Looking back at your post #1, were you were happy with using a normalizer of max(|P|,|R|), at least for the cases where both P>0 and R>0, or P<0 and R<0? Do you want to keep using those rules? If you were happy with the results those two cases, then you were happy generating scores of 1 any time when the lesser of P or R approaches 0. For example:

P = 100, R = 1000 --> score = 0.9

P = 1, R = 1000 --> score = 0.999

Even if R is small yields a high score:

P = 1, R = 10 --> score = 0.9

By this reasoning if P = 1 then score should equal 1, the highest possible score that you ever want assigned. And if P is negative then the score should be greater than 1, but you dont want any score greater than one.

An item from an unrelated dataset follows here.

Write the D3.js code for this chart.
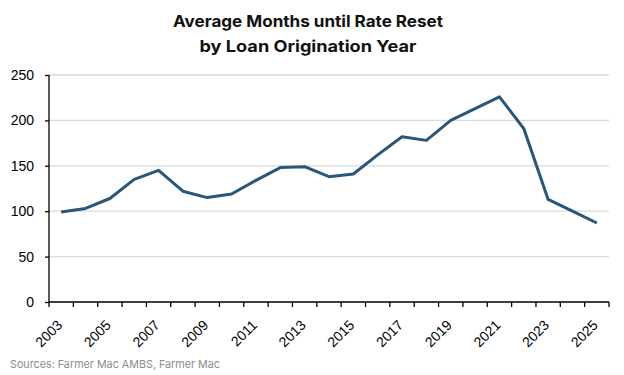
<!DOCTYPE html>
<html>
<head>
<meta charset="utf-8">
<script src="https://cdn.jsdelivr.net/npm/d3@7"></script>
<style>
  body { margin: 0; background: #fff; }
  svg { display: block; font-family: Inter, "Noto Sans", sans-serif; }
</style>
</head>
<body>
<div id="chart"></div>
<script>
// data
var years = d3.range(2003, 2026).map(String);
var months = [99, 103, 114, 135, 145, 122, 115, 119, 134, 148, 149, 138, 141, 162, 182, 178, 200, 213, 226, 191, 113, 100, 87];
var yTicks = [0, 50, 100, 150, 200, 250];
var titleLines = ["Average Months until Rate Reset", "by Loan Origination Year"];
var source = "Sources: Farmer Mac AMBS, Farmer Mac";

var width = 624, height = 375;
var margin = {top: 75, right: 15, bottom: 73, left: 49};

var svg = d3.select("#chart").append("svg")
    .attr("width", width)
    .attr("height", height);

var x = d3.scaleBand()
    .domain(years)
    .range([margin.left, width - margin.right]);

var y = d3.scaleLinear()
    .domain([0, 250])
    .range([height - margin.bottom, margin.top]);

// title, two lines, squeezed to the reference widths
var titleWidths = [270, 217];
svg.append("g")
    .selectAll("text")
    .data(titleLines)
    .enter().append("text")
    .attr("x", 308)
    .attr("y", function(d, i) { return 27 + i * 24.5; })
    .attr("text-anchor", "middle")
    .attr("textLength", function(d, i) { return titleWidths[i]; })
    .attr("lengthAdjust", "spacingAndGlyphs")
    .style("font-size", "16px")
    .style("font-weight", "bold")
    .style("fill", "#111")
    .text(function(d) { return d; });

// gridlines
svg.append("g")
    .selectAll("line")
    .data(yTicks.filter(function(d) { return d > 0; }))
    .enter().append("line")
    .attr("x1", margin.left)
    .attr("x2", width - margin.right)
    .attr("y1", function(d) { return y(d); })
    .attr("y2", function(d) { return y(d); })
    .style("stroke", "#d9d9d9")
    .style("stroke-width", 1.3);

// y axis
var yAxis = svg.append("g")
    .attr("transform", "translate(" + margin.left + ",0)")
    .call(d3.axisLeft(y).tickValues(yTicks).tickSize(4).tickPadding(11));
yAxis.selectAll("text")
    .style("font-size", "14px")
    .style("fill", "#000")
    .style("font-family", "'Liberation Sans', Arial, sans-serif");
yAxis.selectAll("line, path").style("stroke", "#000").style("stroke-width", 1.3);
yAxis.select(".domain").attr("d", "M0," + y(250) + "V" + y(0));

// x axis: ticks on band boundaries
var xg = svg.append("g")
    .attr("transform", "translate(0," + y(0) + ")");
xg.append("line")
    .attr("x1", margin.left)
    .attr("x2", width - margin.right)
    .style("stroke", "#000")
    .style("stroke-width", 1.3);
xg.selectAll(".tick")
    .data(years.concat(["end"]))
    .enter().append("line")
    .attr("x1", function(d, i) { return margin.left + i * x.step(); })
    .attr("x2", function(d, i) { return margin.left + i * x.step(); })
    .attr("y1", 0)
    .attr("y2", 5)
    .style("stroke", "#000")
    .style("stroke-width", 1.3);
xg.selectAll("text")
    .data(years.filter(function(d, i) { return i % 2 == 0; }))
    .enter().append("text")
    .attr("transform", function(d) {
      return "translate(" + (x(d) + x.bandwidth() / 2 + 2) + ",24) rotate(-45)";
    })
    .attr("text-anchor", "end")
    .style("font-size", "14px")
    .style("font-family", "'Liberation Sans', Arial, sans-serif")
    .text(function(d) { return d; });

// line
var line = d3.line()
    .x(function(d, i) { return x(years[i]) + x.bandwidth() / 2; })
    .y(function(d) { return y(d); });

svg.append("path")
    .datum(months)
    .attr("d", line)
    .style("fill", "none")
    .style("stroke", "#2a5679")
    .style("stroke-width", 3)
    .style("stroke-linejoin", "round");

// source note
svg.append("text")
    .attr("x", 10)
    .attr("y", 368)
    .attr("textLength", 210)
    .attr("lengthAdjust", "spacingAndGlyphs")
    .style("font-size", "11px")
    .style("fill", "#8c8c8c")
    .text(source);
</script>
</body>
</html>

Consequently I suggest the following:

case a: If P>0 and R> 0 then score = (R-P)/R

case b: if P<0 and R<0 then score = (R-P)/|P|

case c: if P = 0 and R not equal 0 then score = 1

case d: if R = 0 and P not equal 0 then score = 1

case e: if P<0 and R>0 then score = 1

Think about it. You lose all sensitivity to changes in R and P if they are of different signs, but that's a consequence of being consistent with the criteria given for cases a and b and the rule that score must be less than or equal to 1.

By the way: on that scatter plot, how did you calculate the scores for the 2000 households? From their R and P data? What formulas did you use?